Héctor Aguilar Camín
Chiapas y la UNAM
Los conflictos de Chiapas y la UNAM tienen un aire de familia. La filiación ezelenita del discurso de muchos dirigentes paristas es clara. Lo es también la pretensión pública del subcomandante Marcos de tirar línea a los huelguistas garantizándoles que ellos también, como el EZLN, representan la dignidad, la resistencia y la promesa del cambio en México. Los estudiantes han dicho no a la propuesta de los maestros eméritos acudiendo a una metáfora ezelenita: levantar la huelga sin haber ganado su pliego petitorio sería como si el EZLN entregara las armas ante las simples promesas del gobierno. Decenas de muchachos paristas han acudido a Chiapas a engrosar la causa del EZLN y a apoyar a sus hermanos de las comunidades zapatistas.
La simetría mayor entre ambos movimientos no es, sin embargo, la de sus vínculos políticos, su afinidad ideológica o su gesticulación heroica. El parecido más interesante para la sociedad es que ambos son conflictos ante los que las autoridades han abdicado de la obligación de resolverlos. Han decidido dejarlos abiertos confiando en su desaparición por olvido, hartazgo o extenuamiento.
La abdicación fundamental que ha hecho la autoridad en ambos conflictos es la renuncia a aplicar la ley. El suyo es un mensaje público de tolerancia a la ilegalidad. No es algo que falte en la tradición política mexicana. De hecho, es una de nuestras tradiciones centrales. Es la vieja cultura política de México, acostumbrada a posponer la ley, la que ``negocia'' en Chiapas y ``dialoga'' en la UNAM. Ni negocia ni dialoga: deja hacer y deja pasar esperando que los conflictos se disuelvan solos. La pasividad tiene un sentido práctico. Chiapas y la UNAM no son conflictos que impidan el funcionamiento de la vida pública del país: simplemente lo inquietan un poco. Se puede vivir con esos fuegos prendidos en la certeza (la apuesta) de que no provocarán un incendio.
La autoridad actúa así por prudencia, para evitar violencias mayores, aun si violenta el estado de derecho. Pero actúa así sobre todo por presión de la opinión pública, que quiere una solución sin costo alguno, por medio del diálogo, aun si el diálogo no funciona, y en ningún caso por medio de la fuerza, aun si la fuerza es el único recurso que queda para evitar que se viole la ley. De algún modo, la gente y los medios saben que están pidiendo un imposible a las autoridades y por eso no presionan demasiado porque encuentren una solución, con lo cual se cierra el círculo: todos, autoridades y ciudadanos, acabamos estando conformes con esos conflictos sin resolver, conflictos de fuegos intermitentes, de los que nos ocupamos sólo cuando vuelven a explotar.
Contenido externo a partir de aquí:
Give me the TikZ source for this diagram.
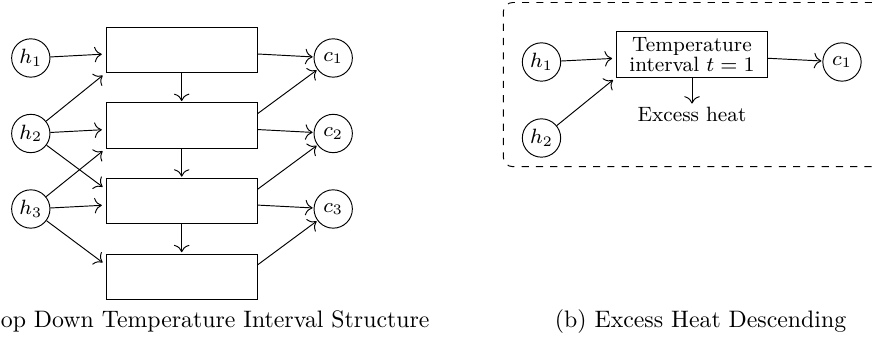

Es un modus vivendi que habla mal de los reflejos democráticos modernos de la sociedad y de un bajo compromiso con el cumplimiento de la ley. Dibuja en el horizonte el perfil de un Estado débil, sin autoridad ni fuerza para cumplir las tareas que le han sido encomendadas, la primera de las cuales es hacer cumplir a todos las reglas de la convivencia que rigen a todos. Si hay excepciones, tendrá que haberlas para todos y a la larga viviremos, como en el pasado, con el libro de las reglas bajo el brazo, aplicándolo sólo a los enemigos y a los débiles.
Es la gran asignatura pendiente del pluralismo y la democracia mexicanas: aplicar la ley sin excepción, lo cual querría decir en estos momentos poner las instalaciones de la UNAM en manos de las autoridades y limpiar el territorio chiapaneco de todo grupo armado que no sea la fuerza pública en que se apoyan las autoridades legalmente constituidas.
Eso no sucederá mientras los chiapanecos y los universitarios no lo exijan con claridad y sin tapujos, de manera que la inacción empiece a volverse para la autoridad más costosa que la acción. Por lo pronto, la inacción es menos costosa en el corto plazo y todos, autoridades y ciudadanos, la siguen comprando.